Rayan Abdul Baki
Disclaimer: Spoilers ahead.
In the era of faults in our stars, hetero-romantic rom-coms/dramas and movies where the guy always gets the girl for saving their life, or vice versa, have taken over. The LGBTQ community has little to look up to. Disney is yet to have a Disney princess who happens to marry a princess for a change. The artistic world has consistently neglected the inclusivity of LGBTQ+ individuals, despite the fact that the concept of having a same-sex partner in the Western world appears to have lost the taboo status it once carried. Art, in general, best communicates an idea. With more LGBTQ+-based art, more individuals will become accepting, and LGBTQ+ individuals (children, in particular) will be able to breathe a little better in this hate-filled environment. “In a Heartbeat”, a recent animated short displaying the struggles of a closeted child and finding happiness in the end, gave LGBTQ+ children a reason to be happier. Cue, “Call Me by Your Name.”
This film-adaptation of Andre Aciman’s novel of the same name, directed by Luca Guadagnino and written by James Ivory, shows the coming together of 17-year-old Italian Elio Perlman, played by Timothee Chalamet and Oliver, played by Armie Hammer.
In summary, Elio’s father, who is an academic and archeologist, brings American-Jewish graduate student, extroverted Oliver to assist him with academic writing.
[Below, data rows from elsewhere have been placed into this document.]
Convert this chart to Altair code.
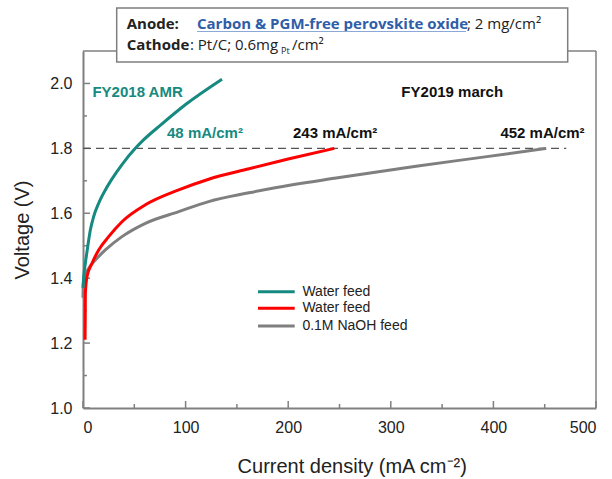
import altair as alt
import pandas as pd

# ---------------- data ----------------
teal_x = [0, 0.7, 2.3, 4.6, 7.2, 10.4, 15.3, 21.8, 28.3, 38, 51, 59, 75, 100, 135.5]
teal_y = [1.37, 1.405, 1.446, 1.497, 1.549, 1.590, 1.631, 1.672, 1.706, 1.750, 1.80, 1.826, 1.87, 1.935, 2.013]

red_x = [2.0, 2.2, 2.3, 3.9, 8.8, 15.3, 25, 38, 60.8, 93.3, 122.5, 161.8, 200, 245]
red_y = [1.21, 1.29, 1.353, 1.405, 1.446, 1.487, 1.528, 1.574, 1.626, 1.672, 1.705, 1.737, 1.767, 1.80]

gray_x = [0, 0.3, 1.7, 5.6, 12.1, 21.8, 38, 60.8, 93.3, 122.5, 161.8, 186, 250, 324.6, 390, 451.5]
gray_y = [1.34, 1.385, 1.405, 1.431, 1.456, 1.487, 1.528, 1.569, 1.605, 1.636, 1.663, 1.678, 1.71, 1.745, 1.773, 1.80]

series_ids = ["fy2018", "fy2019_water", "fy2019_naoh"]
legend_labels = ["Water feed", "Water feed", "0.1M NaOH feed"]

x_major = [0, 100, 200, 300, 400, 500]
x_minor = [50, 150, 250, 350, 450]
y_major = [1.0, 1.2, 1.4, 1.6, 1.8, 2.0]
y_minor = [1.1, 1.3, 1.5, 1.7, 1.9]

ref_voltage = [1.8]
ref_start = [0]
ref_end = [471]

ann_text = ["FY2018 AMR", "FY2019 march", "48 mA/cm²", "243 mA/cm²", "452 mA/cm²"]
ann_x = [9.2, 310.3, 81.9, 204.7, 406.8]
ann_y = [1.959, 1.959, 1.831, 1.831, 1.831]
ann_teal = [0, 2]
ann_black = [1, 3, 4]

# ---------------- styling ----------------
TEAL = "#168a80"
RED = "#ff0000"
GRAY = "#7f7f7f"
colors = [TEAL, RED, GRAY]
FRAME = "#808080"
TXT = "#222222"
FONT = "Liberation Sans"
BOXFONT = "Open Sans"

W, H = 513, 357

XS = alt.Scale(domain=[0, 500], nice=False, zero=False)
YS = alt.Scale(domain=[1.0, 2.1], nice=False, zero=False)

x_axis = alt.Axis(values=x_major, format="d", ticks=False, grid=False,
                  domainColor=FRAME, domainWidth=2,
                  labelFont=FONT, labelFontSize=16, labelColor=TXT, labelPadding=11,
                  title="Current density (mA cm⁻²)", titleFont=FONT, titleFontSize=20,
                  titleFontWeight="normal", titleColor=TXT, titlePadding=21,
                  titleX=268.7)
y_axis = alt.Axis(values=y_major, format=".1f", ticks=False, grid=False,
                  domainColor=FRAME, domainWidth=2,
                  labelFont=FONT, labelFontSize=16, labelColor=TXT, labelPadding=11,
                  title="Voltage (V)", titleFont=FONT, titleFontSize=20,
                  titleFontWeight="normal", titleColor=TXT, titlePadding=17)


def X(field="x"):
    return alt.X(f"{field}:Q", scale=XS, axis=x_axis)


def Y(field="y"):
    return alt.Y(f"{field}:Q", scale=YS, axis=y_axis)


one = pd.DataFrame({"a": [0]})

layers = []

# tick marks (inside)
for vals, ln in [(y_major, 7), (y_minor, 4)]:
    layers.append(alt.Chart(pd.DataFrame({"y": vals})).mark_rule(color=FRAME, strokeWidth=1.5)
                  .encode(y=Y(), x=alt.value(0), x2=alt.value(ln)))
for vals, ln in [(x_major, 7), (x_minor, 4)]:
    layers.append(alt.Chart(pd.DataFrame({"x": vals})).mark_rule(color=FRAME, strokeWidth=1.5)
                  .encode(x=X(), y=alt.value(H), y2=alt.value(H - ln)))

# top and right frame
layers.append(alt.Chart(one).mark_rule(color=FRAME, strokeWidth=1.5)
              .encode(x=alt.value(0), x2=alt.value(W), y=alt.value(0)))
layers.append(alt.Chart(one).mark_rule(color=FRAME, strokeWidth=1.5)
              .encode(x=alt.value(W), y=alt.value(0), y2=alt.value(H)))

# dashed 1.8 V reference
ref = pd.DataFrame({"x": ref_start, "x2": ref_end, "y": ref_voltage})
layers.append(alt.Chart(ref).mark_rule(color="#555555", strokeWidth=1.3, strokeDash=[8, 5])
              .encode(x=X(), x2="x2:Q", y=Y()))

# curves
rows = []
for sid, xs, ys in zip(series_ids, [teal_x, red_x, gray_x], [teal_y, red_y, gray_y]):
    for i, (xv, yv) in enumerate(zip(xs, ys)):
        rows.append({"series": sid, "x": xv, "y": yv, "i": i})
curves = pd.DataFrame(rows)
for sid, col in reversed(list(zip(series_ids, colors))):
    layers.append(alt.Chart(curves).transform_filter(alt.datum.series == sid)
                  .mark_line(color=col, strokeWidth=3, interpolate="monotone")
                  .encode(x=X(), y=Y(), order="i:Q"))

# annotations
ann = pd.DataFrame({"x": ann_x, "y": ann_y, "t": ann_text})
for idx, col in [(ann_teal, TEAL), (ann_black, "#111111")]:
    layers.append(alt.Chart(ann.iloc[idx]).mark_text(align="left", baseline="alphabetic",
                                                      font=FONT, fontSize=15, fontWeight="bold",
                                                      color=col)
                  .encode(x=X(), y=Y(), text="t:N"))

# legend
leg_y = [240.7, 257.3, 275]
for lab, col, ly in zip(legend_labels, colors, leg_y):
    layers.append(alt.Chart(one).mark_rule(color=col, strokeWidth=3)
                  .encode(x=alt.value(175), x2=alt.value(211.7), y=alt.value(ly)))
    layers.append(alt.Chart(one).mark_text(text=lab, align="left", baseline="middle",
                                           font=FONT, fontSize=14, color=TXT)
                  .encode(x=alt.value(219.4), y=alt.value(ly)))

# header box
layers.append(alt.Chart(one).mark_rect(fill="white", stroke=GRAY, strokeWidth=1.5)
              .encode(x=alt.value(33.7), x2=alt.value(484.7), y=alt.value(-43), y2=alt.value(11)))


def txt(s, x, y, size=15, weight="normal", color=TXT):
    return (alt.Chart(one).mark_text(text=s, align="left", baseline="alphabetic",
                                     font=BOXFONT, fontSize=size, fontWeight=weight, color=color)
            .encode(x=alt.value(x), y=alt.value(y)))


layers.append(txt("Anode:", 43.7, -22.5, weight="bold"))
layers.append(txt("Carbon & PGM-free perovskite oxide", 114, -22.5, weight="bold", color="#2f5ea8"))
layers.append(alt.Chart(one).mark_rule(color="#8aa8d8", strokeWidth=1)
              .encode(x=alt.value(114), x2=alt.value(383), y=alt.value(-19.5)))
layers.append(txt("; 2 mg/cm²", 384, -22.5))
layers.append(txt("Cathode", 43.7, -1, weight="bold"))
layers.append(txt(": Pt/C; 0.6mg", 107, -1))
layers.append(txt("Pt", 198, 2.5, size=9))
layers.append(txt("/cm²", 209, -1))

chart = alt.layer(*layers).properties(
    width=W, height=H,
    autosize=alt.AutoSizeParams(type="none"),
    padding={"left": 83, "top": 51, "right": 16, "bottom": 71},
    background="white",
).configure_view(stroke=None)

chart.save("out.html", embed_options={"renderer": "svg", "actions": False})
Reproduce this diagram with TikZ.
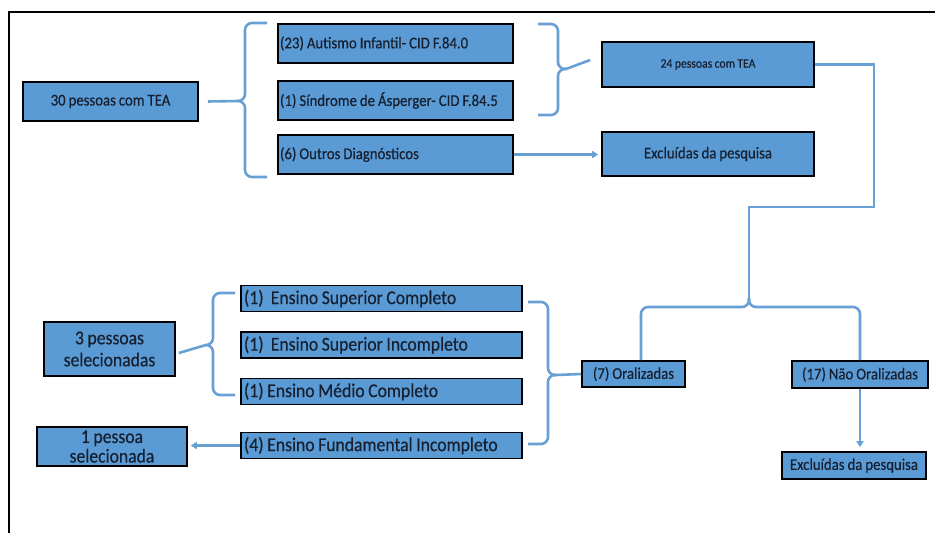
\documentclass[tikz,border=0pt]{standalone}
\usepackage{fontspec}
\setmainfont{Carlito}[FakeStretch=0.9, WordSpace=0.9, FakeBold=0.4]
\usetikzlibrary{arrows.meta}
\definecolor{boxblue}{RGB}{91,155,213}
\definecolor{lineblue}{RGB}{104,160,212}
\definecolor{inkdark}{RGB}{22,32,48}

\begin{document}
\begin{tikzpicture}[
  x=1pt, y=-1pt,
  box/.style 2 args={draw=black, fill=boxblue, line width=1.6pt, minimum width=#1, minimum height=#2, inner sep=0pt, align=center, text=inkdark, font=\fontsize{16.4}{18}\selectfont},
  topbox/.style={box={235pt}{39pt}, text width=231pt, align=flush left},
  ensbox/.style={box={281pt}{26pt}, text width=275pt, align=flush left, font=\fontsize{19.6}{21}\selectfont},
  bigtext/.style={font=\fontsize{19.6}{22}\selectfont},
  link/.style={draw=lineblue, line width=2.6pt},
  brace/.style={link, rounded corners=7pt},
  arrow/.style={link, line width=2.2pt, -{Triangle[length=6pt, width=7pt]}}
]
\useasboundingbox (0,0) rectangle (935,533);
% frame, cut by the page on the right and at the bottom
\draw[line width=2pt] (9,533) -- (9,12) -- (935,12);

% first sorting
\node[box={175pt}{39pt}] (tea30) at (110.5,101.5) {30 pessoas com TEA};
\node[topbox] (autismo) at (395.5,43.5) {(23) Autismo Infantil- CID F.84.0};
\node[topbox] (asperger) at (395.5,100.5) {(1) Síndrome de Ásperger- CID F.84.5};
\node[topbox] (outros) at (395.5,154.5) {(6) Outros Diagnósticos};
\node[box={212pt}{45pt}, font=\fontsize{13}{15}\selectfont] (tea24) at (708,64.5) {24 pessoas com TEA};
\node[box={212pt}{44pt}] (excl1) at (708,154) {Excluídas da pesquisa};

% second sorting
\node[box={103pt}{26pt}] (oral) at (633.5,374) {(7) Oralizadas};
\node[box={136pt}{27pt}] (naooral) at (860,374.5) {(17) Não Oralizadas};
\node[box={144pt}{27pt}] (excl2) at (854,465.5) {Excluídas da pesquisa};

% schooling
\node[ensbox] (supc) at (381.5,298.5) {(1)\ \ Ensino Superior Completo};
\node[ensbox] (supi) at (381.5,345) {(1)\ \ Ensino Superior Incompleto};
\node[ensbox] (medio) at (381.5,391.5) {(1) Ensino Médio Completo};
\node[ensbox] (fund) at (381.5,445.5) {(4) Ensino Fundamental Incompleto};
\node[box={131pt}{54pt}, bigtext] (sel3) at (109.5,349) {3 pessoas\\selecionadas};
\node[box={150pt}{39pt}, font=\fontsize{19.6}{19.5}\selectfont] (sel1) at (112,446.5) {1 pessoa\\selecionada};

% braces
\coordinate (b1) at (238,101);
\draw[brace] (267,23) -- (245,23) -- (245,101) -- (b1);
\draw[brace] (267,177) -- (245,177) -- (245,101) -- (b1);
\draw[link] ([xshift=9pt]tea30.east) -- (b1);

\coordinate (b2) at (566,69);
\draw[brace] (538,24) -- (558,24) -- (558,69) -- (b2);
\draw[brace] (538,115) -- (558,115) -- (558,69) -- (b2);
\draw[link] (b2) -- ([xshift=-11pt, yshift=4.5pt]tea24.west);

\coordinate (b3) at (206,345);
\draw[brace] (235,293) -- (213,293) -- (213,345) -- (b3);
\draw[brace] (235,395) -- (213,395) -- (213,345) -- (b3);
\draw[link] ([xshift=3pt, yshift=-4pt]sel3.east) -- (b3);

\coordinate (b4) at (556,375);
\draw[brace] (528,302) -- (548,302) -- (548,375) -- (b4);
\draw[brace] (528,444) -- (548,444) -- (548,375) -- (b4);
\draw[link] (b4) -- (oral.west);

\coordinate (b5) at (749,298);
\draw[brace] ([xshift=7.5pt]oral.north) -- (641,307) -- (749,307) -- (b5);
\draw[brace] (naooral.north) -- (860,307) -- (749,307) -- (b5);
\coordinate (turn) at (874,207);
\draw[link] (tea24.east) -| (turn) -| (b5);

% arrows
\draw[arrow, shorten >=3pt] (outros.east) -- (excl1.west |- outros.east);
\draw[arrow, shorten >=3pt] (fund.west) -- (sel1.east |- fund.west);
\draw[arrow, shorten >=4pt] (naooral.south) -- (naooral.south |- excl2.north);
\end{tikzpicture}
\end{document}
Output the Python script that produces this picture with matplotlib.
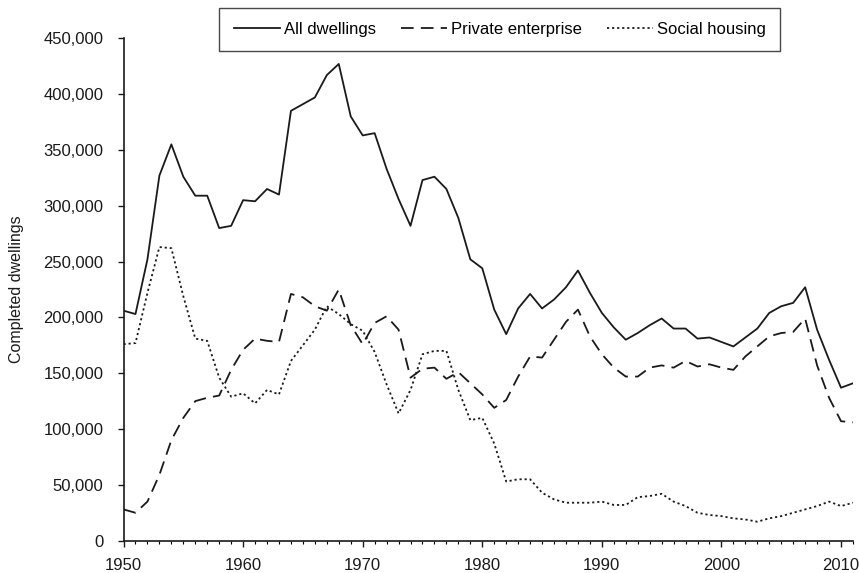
import matplotlib
matplotlib.use("Agg")
import matplotlib.pyplot as plt
from matplotlib.ticker import MultipleLocator, StrMethodFormatter

plt.rcParams["font.family"] = ["Liberation Sans", "DejaVu Sans"]

years = list(range(1950, 2012))

# completed dwellings per year (thousands)
all_dwellings = [
    206, 203, 252, 327, 355, 326, 309, 309, 280, 282,
    305, 304, 315, 310, 385, 391, 397, 417, 427, 380,
    363, 365, 333, 306, 282, 323, 326, 315, 289, 252,
    244, 207, 185, 208, 221, 208, 216, 227, 242, 222,
    204, 191, 180, 186, 193, 199, 190, 190, 181, 182,
    178, 174, 182, 190, 204, 210, 213, 227, 189, 162,
    137, 141,
]
private_enterprise = [
    28, 25, 35, 59, 90, 110, 125, 128, 130, 153,
    171, 181, 179, 178, 221, 218, 210, 206, 225, 193,
    176, 195, 201, 189, 146, 154, 155, 145, 151, 141,
    131, 119, 126, 147, 165, 164, 180, 196, 207, 183,
    167, 155, 147, 147, 155, 157, 155, 161, 156, 158,
    155, 153, 165, 174, 183, 186, 187, 199, 157, 128,
    107, 106,
]
social_housing = [
    176, 177, 222, 263, 262, 219, 181, 179, 146, 129,
    132, 123, 135, 131, 161, 175, 189, 210, 203, 194,
    188, 169, 140, 114, 135, 167, 170, 170, 135, 108,
    110, 87, 53, 55, 55, 43, 37, 34, 34, 34,
    35, 32, 32, 39, 40, 42, 35, 31, 25, 23,
    22, 20, 19, 17, 20, 22, 25, 28, 31, 35,
    31, 34,
]

series = [
    ("All dwellings", all_dwellings, "-"),
    ("Private enterprise", private_enterprise, (0, (7, 4))),
    ("Social housing", social_housing, (0, (1.2, 1.6))),
]

ink = "#1a1a1a"

fig = plt.figure(figsize=(8.59, 5.73), dpi=100)
ax = fig.add_axes([0.1438, 0.0564, 0.8492, 0.8768])

for label, values, style in series:
    ax.plot(years, [v * 1000 for v in values], color=ink,
            linestyle=style, linewidth=1.3, label=label)

ax.set_xlim(1950, 2011)
ax.set_ylim(0, 450000)
ax.xaxis.set_major_locator(MultipleLocator(10))
ax.xaxis.set_minor_locator(MultipleLocator(1))
ax.yaxis.set_major_locator(MultipleLocator(50000))
ax.yaxis.set_major_formatter(StrMethodFormatter("{x:,.0f}"))

for side in ("top", "right"):
    ax.spines[side].set_visible(False)
for side in ("left", "bottom"):
    ax.spines[side].set_linewidth(1.2)
    ax.spines[side].set_color(ink)

ax.tick_params(axis="both", which="major", direction="out", length=4.5,
               width=1.0, labelsize=12, colors=ink)
ax.tick_params(axis="x", which="minor", direction="out", length=2.5, width=0.8)
ax.tick_params(axis="x", which="major", pad=8)
ax.tick_params(axis="y", which="major", pad=10)
ax.set_ylabel("Completed dwellings", fontsize=11.5, color=ink)
ax.yaxis.set_label_coords(-0.136, 0.5)

leg = fig.legend(loc="upper center", bbox_to_anchor=(499.5 / 859, 1 - 8 / 573),
                 ncol=3, frameon=True, fancybox=False, edgecolor=ink,
                 fontsize=12, handlelength=2.8, handletextpad=0.2,
                 columnspacing=1.5, borderpad=0.85, borderaxespad=0)
leg.get_frame().set_linewidth(1.0)

fig.savefig("out.png", dpi=100)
Elio, an introverted bookworm finds little in common with him, and spends his summer reading and dating his girlfriend. Oliver, who crushes on one the local girls, makes Elio a bit jealous, and they meet, beginning a romantic relationship. Despite Elio attempting to display heteronormativity and bragging about a sexual relationship with his girlfriend in front of Oliver, they eventually confess their love for each other. Fast-forward through the kisses and cute moments, the pair go on a break.
Elio longs to meet Oliver again, and they attempt to hide their sexual relationship from Elio’s girlfriend and everyone else. In bed, Oliver says, ‘call me by your name and I’ll call you by mine’. Eventually, Elio’s parents become suspicious of the duo’s courtship, and Oliver flees the town, leaving behind a heartbroken Elio. His father, much to the surprise of many, confesses he had a similar relationship when he was younger and tries to ask Elio to assimilate with the sadness, but to keep trying to find love. The movie ends with a heartbroken Elio receiving word that Oliver is engaged to be married.
The movie is a metaphor of the struggles of being closeted, but displays a form of hope that moved me in ways indescribable. Despite the sad ending, it is an educating one: one that shows that although the pair’s relationship was never meant to occur, hope exists, and that love will always come to those who deserve it most. Elio’s father almost gave his son a second chance, and this is why, after a lot of crying, I smiled. Oliver and Elio’s love will always last, in those who dare, to stay true to themselves, and love.